February 3, 2011
- in Uncategorized by schooloftrade
Momentum Day Trading Strategies
– Momentum and how we use it in our day trading
o Its an oscillator
o Very easy to learn, but more challenging to use
o We know that when momentum is pointing UP we want to trade LONG
o When momentum points down we want o trade SHORT
o Oversold and overbought momentum = get ready for a price reversal
o I don’t want to buy with overbought momentum
o I don’t want to sell with oversold momentum
o “momentum tells us which direction to be looking at”
– How do we measure the speed of the market?
– The rate of orders coming into the market
– Im not watching the SIZE to calculate speed, im watch the speed of the orders coming in.
– Speed is the best short term market sentiment tool
o The more people trading, the more speed we see, the more volume we get, the better the profits we see.
o Increasing speed is the most important factor
o I really don’t mind trading with RED, Yellow or Green Pace of tape
o Green = fastest and RED = slowest
o I am very concerned about trading with DECREASING speed
o I always look for INCREASING speed to qualify my trade.
– Compensating Factors (dollar, speed, big money)
– What If you see a pattern developing but you don’t have 1-2 of your rules lining up?
– New traders will skip that trade if it doesn’t fit ALL of your rules
– Experienced traders will begin to see that not ALL rules must be perfect, but that some rules were meant to be broken.

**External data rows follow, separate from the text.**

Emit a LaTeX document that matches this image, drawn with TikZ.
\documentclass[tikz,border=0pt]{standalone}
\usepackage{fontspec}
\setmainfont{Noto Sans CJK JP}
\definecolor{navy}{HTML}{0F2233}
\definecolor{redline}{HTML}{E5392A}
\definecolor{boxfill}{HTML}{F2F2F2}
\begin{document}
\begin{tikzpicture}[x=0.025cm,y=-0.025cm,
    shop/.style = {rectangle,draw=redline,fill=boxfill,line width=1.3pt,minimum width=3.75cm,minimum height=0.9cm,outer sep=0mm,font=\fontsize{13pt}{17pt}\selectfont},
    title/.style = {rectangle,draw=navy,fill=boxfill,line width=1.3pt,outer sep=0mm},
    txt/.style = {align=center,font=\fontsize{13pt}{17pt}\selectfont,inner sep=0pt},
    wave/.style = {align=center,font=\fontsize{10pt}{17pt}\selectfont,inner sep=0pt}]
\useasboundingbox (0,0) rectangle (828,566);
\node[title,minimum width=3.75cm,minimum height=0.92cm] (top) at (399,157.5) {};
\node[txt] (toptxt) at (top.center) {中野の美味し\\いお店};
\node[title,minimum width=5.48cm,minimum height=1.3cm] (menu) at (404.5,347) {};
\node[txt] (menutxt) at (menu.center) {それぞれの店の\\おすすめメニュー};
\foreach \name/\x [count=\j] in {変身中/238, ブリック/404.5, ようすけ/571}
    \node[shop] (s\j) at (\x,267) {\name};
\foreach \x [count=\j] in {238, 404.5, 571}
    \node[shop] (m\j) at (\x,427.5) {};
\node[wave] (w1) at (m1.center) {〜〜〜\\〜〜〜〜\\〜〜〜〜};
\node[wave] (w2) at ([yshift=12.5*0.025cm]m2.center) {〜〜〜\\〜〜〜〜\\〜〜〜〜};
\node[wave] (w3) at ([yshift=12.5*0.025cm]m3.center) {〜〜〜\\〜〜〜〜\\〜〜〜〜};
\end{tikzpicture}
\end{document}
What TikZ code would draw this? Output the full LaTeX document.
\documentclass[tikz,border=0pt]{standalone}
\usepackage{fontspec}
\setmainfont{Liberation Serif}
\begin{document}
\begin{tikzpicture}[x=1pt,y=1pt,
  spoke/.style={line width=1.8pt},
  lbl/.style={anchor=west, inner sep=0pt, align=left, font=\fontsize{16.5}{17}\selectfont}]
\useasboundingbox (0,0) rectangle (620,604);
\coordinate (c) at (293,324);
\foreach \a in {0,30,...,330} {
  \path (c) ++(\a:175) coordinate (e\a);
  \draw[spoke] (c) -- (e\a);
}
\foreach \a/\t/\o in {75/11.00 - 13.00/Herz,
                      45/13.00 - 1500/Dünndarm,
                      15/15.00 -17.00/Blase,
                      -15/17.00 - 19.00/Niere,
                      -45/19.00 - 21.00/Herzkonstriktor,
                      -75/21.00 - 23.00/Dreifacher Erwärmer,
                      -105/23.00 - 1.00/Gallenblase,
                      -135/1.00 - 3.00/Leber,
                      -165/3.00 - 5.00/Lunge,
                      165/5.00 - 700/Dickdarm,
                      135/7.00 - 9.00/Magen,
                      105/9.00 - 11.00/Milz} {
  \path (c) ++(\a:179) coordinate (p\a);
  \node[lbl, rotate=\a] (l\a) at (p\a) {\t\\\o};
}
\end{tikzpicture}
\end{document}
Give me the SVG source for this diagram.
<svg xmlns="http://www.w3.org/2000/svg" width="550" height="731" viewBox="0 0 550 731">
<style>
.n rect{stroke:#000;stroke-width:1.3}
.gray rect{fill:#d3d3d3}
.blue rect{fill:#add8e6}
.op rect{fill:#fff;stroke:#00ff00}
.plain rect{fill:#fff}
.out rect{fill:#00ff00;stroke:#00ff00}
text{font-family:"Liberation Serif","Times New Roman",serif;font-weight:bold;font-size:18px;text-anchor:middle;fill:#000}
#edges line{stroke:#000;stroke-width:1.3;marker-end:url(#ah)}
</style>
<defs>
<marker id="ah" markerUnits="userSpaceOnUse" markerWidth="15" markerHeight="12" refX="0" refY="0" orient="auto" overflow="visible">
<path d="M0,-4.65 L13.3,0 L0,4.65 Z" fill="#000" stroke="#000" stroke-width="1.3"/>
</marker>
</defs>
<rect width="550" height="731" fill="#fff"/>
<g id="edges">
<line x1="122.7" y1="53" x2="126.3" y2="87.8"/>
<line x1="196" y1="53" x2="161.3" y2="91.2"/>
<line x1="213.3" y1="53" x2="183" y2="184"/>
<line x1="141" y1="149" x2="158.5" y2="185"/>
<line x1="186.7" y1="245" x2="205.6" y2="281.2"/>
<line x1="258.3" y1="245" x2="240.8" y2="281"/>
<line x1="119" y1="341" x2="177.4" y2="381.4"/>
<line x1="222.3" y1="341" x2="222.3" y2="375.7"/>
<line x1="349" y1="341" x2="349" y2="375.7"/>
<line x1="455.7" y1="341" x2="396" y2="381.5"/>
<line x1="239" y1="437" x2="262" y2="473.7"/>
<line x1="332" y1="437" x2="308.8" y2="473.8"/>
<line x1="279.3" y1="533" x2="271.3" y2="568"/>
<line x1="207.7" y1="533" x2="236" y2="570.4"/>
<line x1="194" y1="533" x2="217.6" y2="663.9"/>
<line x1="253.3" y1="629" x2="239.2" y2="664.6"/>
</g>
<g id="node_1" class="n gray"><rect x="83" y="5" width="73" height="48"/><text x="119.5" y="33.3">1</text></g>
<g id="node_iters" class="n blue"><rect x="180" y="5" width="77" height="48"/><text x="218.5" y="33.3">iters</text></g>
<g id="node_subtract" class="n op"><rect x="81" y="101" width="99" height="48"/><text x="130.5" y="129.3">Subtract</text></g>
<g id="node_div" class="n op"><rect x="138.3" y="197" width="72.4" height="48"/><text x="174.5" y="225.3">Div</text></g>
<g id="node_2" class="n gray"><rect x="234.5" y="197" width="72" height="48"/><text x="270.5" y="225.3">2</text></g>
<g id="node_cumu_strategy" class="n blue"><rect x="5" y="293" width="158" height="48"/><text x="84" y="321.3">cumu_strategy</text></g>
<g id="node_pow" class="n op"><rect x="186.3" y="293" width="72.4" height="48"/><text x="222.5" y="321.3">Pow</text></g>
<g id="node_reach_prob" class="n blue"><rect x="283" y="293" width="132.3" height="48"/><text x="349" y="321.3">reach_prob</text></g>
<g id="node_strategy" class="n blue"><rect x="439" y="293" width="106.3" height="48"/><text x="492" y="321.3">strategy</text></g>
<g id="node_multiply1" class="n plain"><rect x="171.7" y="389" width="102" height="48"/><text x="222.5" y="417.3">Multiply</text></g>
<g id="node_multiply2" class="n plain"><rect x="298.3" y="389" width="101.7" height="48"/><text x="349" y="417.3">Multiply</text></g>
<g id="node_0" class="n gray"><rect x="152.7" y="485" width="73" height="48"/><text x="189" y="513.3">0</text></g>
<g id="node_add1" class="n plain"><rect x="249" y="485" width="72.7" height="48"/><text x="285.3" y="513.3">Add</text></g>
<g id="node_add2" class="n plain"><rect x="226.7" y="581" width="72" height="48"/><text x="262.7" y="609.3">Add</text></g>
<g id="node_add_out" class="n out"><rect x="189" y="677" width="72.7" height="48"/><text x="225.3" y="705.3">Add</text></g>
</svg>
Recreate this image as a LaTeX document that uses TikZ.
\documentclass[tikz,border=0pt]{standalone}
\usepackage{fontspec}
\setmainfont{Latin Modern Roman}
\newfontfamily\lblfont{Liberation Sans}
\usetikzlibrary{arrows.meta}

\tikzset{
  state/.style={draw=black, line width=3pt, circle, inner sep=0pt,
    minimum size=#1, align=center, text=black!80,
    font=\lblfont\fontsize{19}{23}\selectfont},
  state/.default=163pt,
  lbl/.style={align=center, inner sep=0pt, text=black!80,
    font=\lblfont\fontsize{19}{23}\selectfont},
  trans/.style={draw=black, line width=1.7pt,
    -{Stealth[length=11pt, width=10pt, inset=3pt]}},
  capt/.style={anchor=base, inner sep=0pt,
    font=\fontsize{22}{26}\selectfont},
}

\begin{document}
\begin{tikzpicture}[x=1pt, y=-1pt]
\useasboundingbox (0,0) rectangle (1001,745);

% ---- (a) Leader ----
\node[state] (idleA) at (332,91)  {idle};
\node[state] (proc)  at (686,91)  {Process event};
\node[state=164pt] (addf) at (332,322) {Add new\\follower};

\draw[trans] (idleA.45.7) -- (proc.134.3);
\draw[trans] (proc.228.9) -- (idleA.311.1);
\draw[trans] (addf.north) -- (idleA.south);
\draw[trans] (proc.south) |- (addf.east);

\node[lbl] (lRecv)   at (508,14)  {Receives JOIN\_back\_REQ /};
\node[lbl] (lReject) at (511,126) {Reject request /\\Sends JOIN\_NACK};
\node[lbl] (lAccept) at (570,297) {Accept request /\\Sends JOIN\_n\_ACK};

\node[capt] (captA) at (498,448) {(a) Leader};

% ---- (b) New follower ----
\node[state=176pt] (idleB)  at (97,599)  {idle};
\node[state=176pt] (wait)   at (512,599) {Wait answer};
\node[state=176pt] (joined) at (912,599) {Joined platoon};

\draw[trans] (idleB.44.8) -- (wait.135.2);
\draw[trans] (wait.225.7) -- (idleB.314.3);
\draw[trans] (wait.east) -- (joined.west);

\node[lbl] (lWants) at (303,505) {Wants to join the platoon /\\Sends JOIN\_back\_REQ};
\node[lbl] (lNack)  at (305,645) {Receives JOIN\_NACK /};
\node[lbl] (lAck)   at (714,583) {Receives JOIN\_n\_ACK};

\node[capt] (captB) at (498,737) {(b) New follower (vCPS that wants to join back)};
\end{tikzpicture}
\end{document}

– Compensating factors means I see other issues that can give me enough to take the trade without my rules 100% lined up.
– Example: if the speed isn’t very good, and I see big money on the DOLLAR that can give me confidence that the market im trading will react accordingly.
– Waves come in 3’s?
– Our wave patterns seem to always fail on the 4th wave
– Take the first 3 wave patterns, but beware the 4th and 5th wave
– Look for the reversal (wave fail) on the 4th and 5th wave.
– Range Charts and different chart types
– 34 range chart = each candlestick = 34 ticks of range
– 30 minute chart = each candle = 30 minutes of price action.
– If we don’t get any new trading range, if we don’t get new highs or new lows there is NO NEW CANDLE on a range chart.
– Helps me manage risk
– All the candles are the SAME SIZE, so it makes learning easier
– Same size candlesticks = making recognition of the patterns easier.